Saturday Anchorage received about 6 inches of new snow and the surrounding passes (Hatcher, Turnagain) even more. Andrea and I decided to head up to Hatcher on Sunday. We brought our AT gear but only intended to go up to Gold Cord which features very low angle slopes with little slide risk. We brought our skating skis as backup just in case the weather was really bad.

Upon arriving, we saw many groups heading up Hatcher Pass proper to Mt. Hatch. We thought, what the heck, if everyone else is doing it, lets just see what it looks like. The weather was clearing, it looked like there was a foot or more of fresh light snow, and at least we could get a good workout on the skin up. Skinning up, there were plenty of signs of prior slides on all aspects (in AK in the winter, apparently the low angle sun makes all aspects pretty much the same in terms of heating/cooling risks). The real shocker was getting to the top of Mt. Hatch and seeing a large slab avalanche that had been intentionally set loose by a skier in April Bowl. Tracks lined both sides of the slide and some 20-30 skiers continued to drop lines through the bowl.

We debated skiing the ridgeline to the top of April Bowl for about five minutes before deciding it was not worth the risk. This was a good choice I think based on the apparent risks but hard because so many people had skied and were continuing to ski great lines down knee deep fluff in the bowl.

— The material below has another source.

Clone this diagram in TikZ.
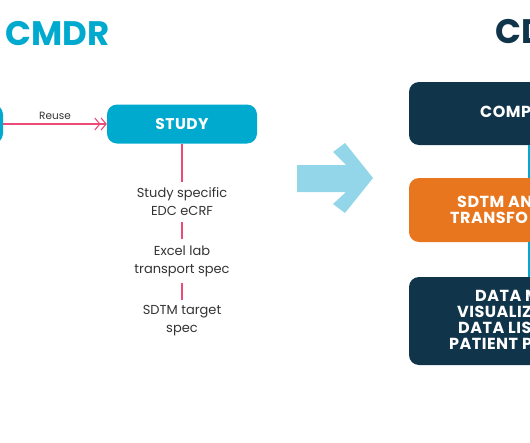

Our next choice was maybe not so good. We ended up taking two runs down a tracked section of the Back of Hatch, shorter, lower angle but still well within the "danger zone." Both of us felt more comfortable with this choice and nothing happened but I can't help but think we crossed a line we shouldn't have crossed. On the way back to the car, skiing through some very flat sections, we heard lots of whumping indicating the snowpack was not stable. I guess the point of this is to reflect on the choices we made on Sunday. We didn't go on a clearly dangerous slope even though "everyone else was skiing it" but we still couldn't resist the temptation of some really nice powder turns. Did we dodge a bullet? Who knows, I am proud that we stayed within our comfort level and experience level (is anyone every really "experienced" enough to ski in high slide risk areas? - don't trust them if they claim they are) but still more thinking and experience is needed.

I apologize we have no pictures of this truly epic day, the camera battery froze the first hour and could not be revived.